Global energy-related CO2 emissions continued to increase in 2025, rising by around 0.4 percent – the slowest growth rate since 2021 – yet reaching a record high of nearly 38.4 billion tonnes, about 5 percent above 2019 levels. The total increase of approximately 145 million tonnes came as atmospheric CO2 concentrations climbed to about 427 ppm, up 2.4 ppm from 2024 and roughly 50 percent higher than pre-industrial levels.
Emissions from fuel combustion grew by close to 0.5 percent, adding around 185 million tonnes of CO2, while emissions from industrial processes declined by about 2 percent or 40 million tonnes, partially offsetting overall growth. Despite rising emissions, global GDP expanded by around 3.1 percent, indicating continued decoupling between economic growth and emissions, IEA report said.
Regional trends diverged sharply. Emissions in advanced economies increased by 0.5 percent, while growth in emerging market and developing economies slowed to 0.3 percent – the first time in nearly 30 years that advanced economies saw stronger emissions growth. China reduced emissions by around 0.5 percent due to lower coal use and weaker industrial output, while emissions in emerging markets excluding China rose by 1.1 percent, below the 2.2 percent five-year average. India’s emissions declined, supported by a strong monsoon and rapid renewable energy expansion.
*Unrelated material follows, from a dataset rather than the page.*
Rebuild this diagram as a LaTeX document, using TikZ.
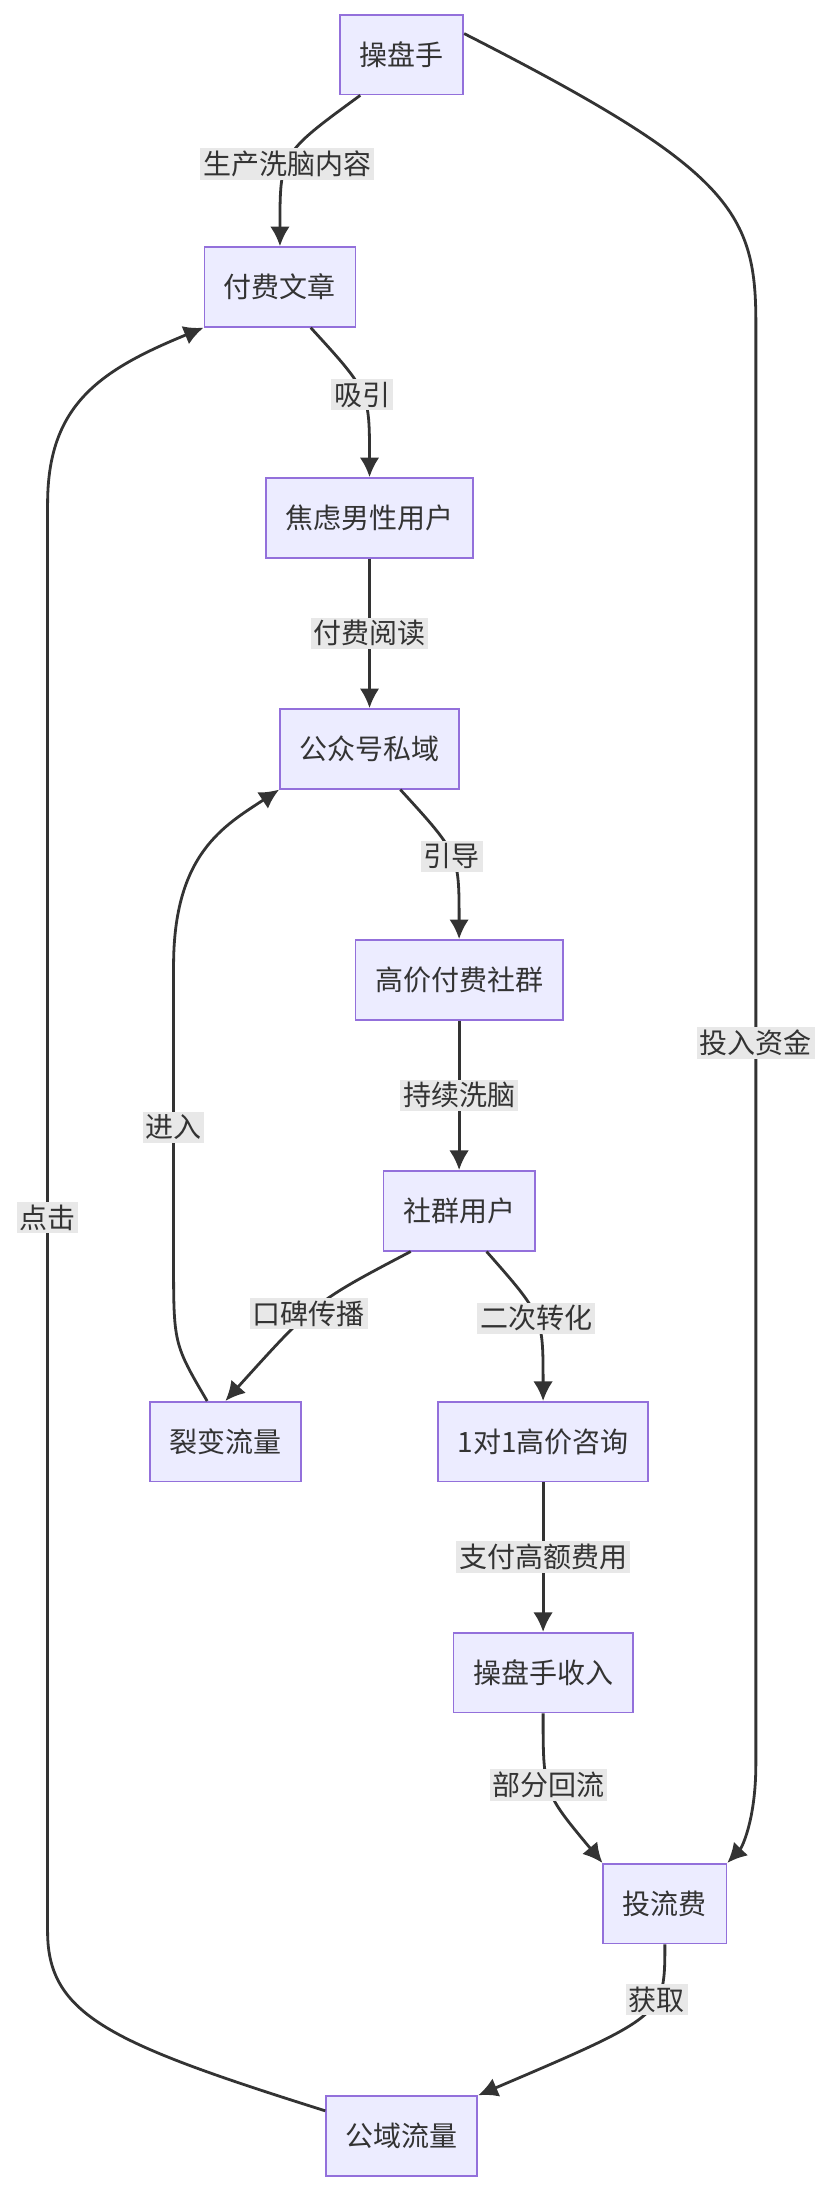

Fuel-wise, natural gas was the largest contributor to emissions growth, accounting for about 85 million tonnes of the 185 million tonne increase from fuel combustion, followed by oil at 60 million tonnes. Coal emissions rose by only 25 million tonnes compared to 210 million tonnes in 2024, reflecting slower growth. In the United States, gas-to-coal switching added more than 75 million tonnes of CO2, while China’s coal emissions declined alongside a 1.4 percent drop in coal power generation.
Weather effects significantly influenced emissions patterns. Colder winters in advanced economies boosted natural gas demand, while milder temperatures and an early monsoon in India reduced coal demand by about 8 million tonnes of coal equivalent, cutting over 20 million tonnes of CO2 emissions. Globally, drought-driven hydropower shortfalls added an estimated 40 million tonnes of CO2 emissions. Without favorable weather conditions, coal demand growth would have been about 30 percent higher.
Clean energy deployment continued to limit emissions growth. Since 2019, technologies such as solar PV, wind, nuclear, electric vehicles, and heat pumps have avoided more than 35 EJ of fossil fuel demand in 2025, equivalent to about 7 percent of global fossil fuel use. This includes displacement of over 23 EJ of coal, more than 9 EJ of natural gas, and around 3 EJ of oil, significantly reducing potential emissions despite rising electricity demand.